## What the exercise asks
Set down, exactly as written, the lines from the top of the data to the line that holds "from matplotlib.patches import Rectangle", and omit the pictures.

## Material

[BEGIN]

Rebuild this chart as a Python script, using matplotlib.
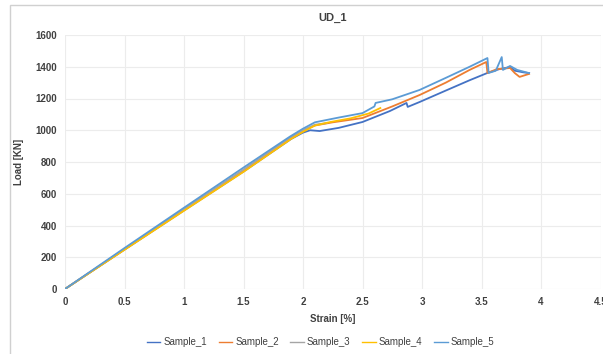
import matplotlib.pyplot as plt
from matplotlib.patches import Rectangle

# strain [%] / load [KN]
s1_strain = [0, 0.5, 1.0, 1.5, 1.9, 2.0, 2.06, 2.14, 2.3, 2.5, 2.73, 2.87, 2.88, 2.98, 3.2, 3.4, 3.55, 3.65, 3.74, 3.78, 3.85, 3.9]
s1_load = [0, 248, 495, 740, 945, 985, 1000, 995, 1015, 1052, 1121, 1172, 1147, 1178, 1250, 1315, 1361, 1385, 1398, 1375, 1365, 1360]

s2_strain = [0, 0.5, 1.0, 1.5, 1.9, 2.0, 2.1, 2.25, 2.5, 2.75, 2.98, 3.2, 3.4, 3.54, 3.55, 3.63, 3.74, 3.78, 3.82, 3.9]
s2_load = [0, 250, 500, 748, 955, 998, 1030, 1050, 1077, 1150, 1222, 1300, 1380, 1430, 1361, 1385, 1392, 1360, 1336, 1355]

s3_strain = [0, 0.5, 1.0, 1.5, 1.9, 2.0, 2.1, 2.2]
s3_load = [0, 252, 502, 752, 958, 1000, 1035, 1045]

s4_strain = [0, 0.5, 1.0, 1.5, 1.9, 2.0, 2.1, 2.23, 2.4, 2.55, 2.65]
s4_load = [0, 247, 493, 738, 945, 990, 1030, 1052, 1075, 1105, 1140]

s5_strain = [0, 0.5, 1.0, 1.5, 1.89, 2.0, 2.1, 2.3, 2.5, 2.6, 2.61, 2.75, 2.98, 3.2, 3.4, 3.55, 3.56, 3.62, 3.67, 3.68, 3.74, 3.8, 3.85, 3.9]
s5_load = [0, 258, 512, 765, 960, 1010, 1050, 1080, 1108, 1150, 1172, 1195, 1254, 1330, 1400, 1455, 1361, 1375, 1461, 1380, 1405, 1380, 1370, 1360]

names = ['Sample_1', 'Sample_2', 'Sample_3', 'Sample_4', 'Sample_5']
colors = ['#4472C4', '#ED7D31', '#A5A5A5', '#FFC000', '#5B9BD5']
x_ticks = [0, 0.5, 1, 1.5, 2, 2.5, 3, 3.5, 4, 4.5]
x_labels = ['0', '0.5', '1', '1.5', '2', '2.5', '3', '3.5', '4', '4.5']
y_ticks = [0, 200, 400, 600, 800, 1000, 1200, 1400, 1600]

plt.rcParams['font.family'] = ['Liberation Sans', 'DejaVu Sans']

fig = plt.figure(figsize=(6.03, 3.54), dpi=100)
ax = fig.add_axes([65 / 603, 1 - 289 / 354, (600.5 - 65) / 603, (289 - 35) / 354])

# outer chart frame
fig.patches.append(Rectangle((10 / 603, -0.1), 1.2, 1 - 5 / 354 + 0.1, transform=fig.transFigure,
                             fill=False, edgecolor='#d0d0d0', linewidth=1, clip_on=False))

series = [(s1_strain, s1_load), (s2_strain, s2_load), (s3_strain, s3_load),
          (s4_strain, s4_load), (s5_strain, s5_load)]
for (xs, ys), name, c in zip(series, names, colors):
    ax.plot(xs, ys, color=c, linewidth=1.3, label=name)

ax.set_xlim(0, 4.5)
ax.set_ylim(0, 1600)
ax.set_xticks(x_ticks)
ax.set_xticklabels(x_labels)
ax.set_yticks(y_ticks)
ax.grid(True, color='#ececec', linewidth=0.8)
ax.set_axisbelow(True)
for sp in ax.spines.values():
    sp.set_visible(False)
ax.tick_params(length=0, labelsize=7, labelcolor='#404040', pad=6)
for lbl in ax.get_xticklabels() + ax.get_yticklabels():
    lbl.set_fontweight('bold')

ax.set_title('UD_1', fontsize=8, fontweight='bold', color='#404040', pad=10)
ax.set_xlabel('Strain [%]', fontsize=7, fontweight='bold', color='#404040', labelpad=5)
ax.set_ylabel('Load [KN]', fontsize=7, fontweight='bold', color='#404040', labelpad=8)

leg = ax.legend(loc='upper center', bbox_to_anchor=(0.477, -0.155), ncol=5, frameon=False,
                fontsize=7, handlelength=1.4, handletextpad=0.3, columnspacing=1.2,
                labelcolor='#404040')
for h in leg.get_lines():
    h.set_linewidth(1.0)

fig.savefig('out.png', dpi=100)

[END]

## Finished task
Rebuild this chart as a Python script, using matplotlib.
import matplotlib.pyplot as plt
from matplotlib.patches import Rectangle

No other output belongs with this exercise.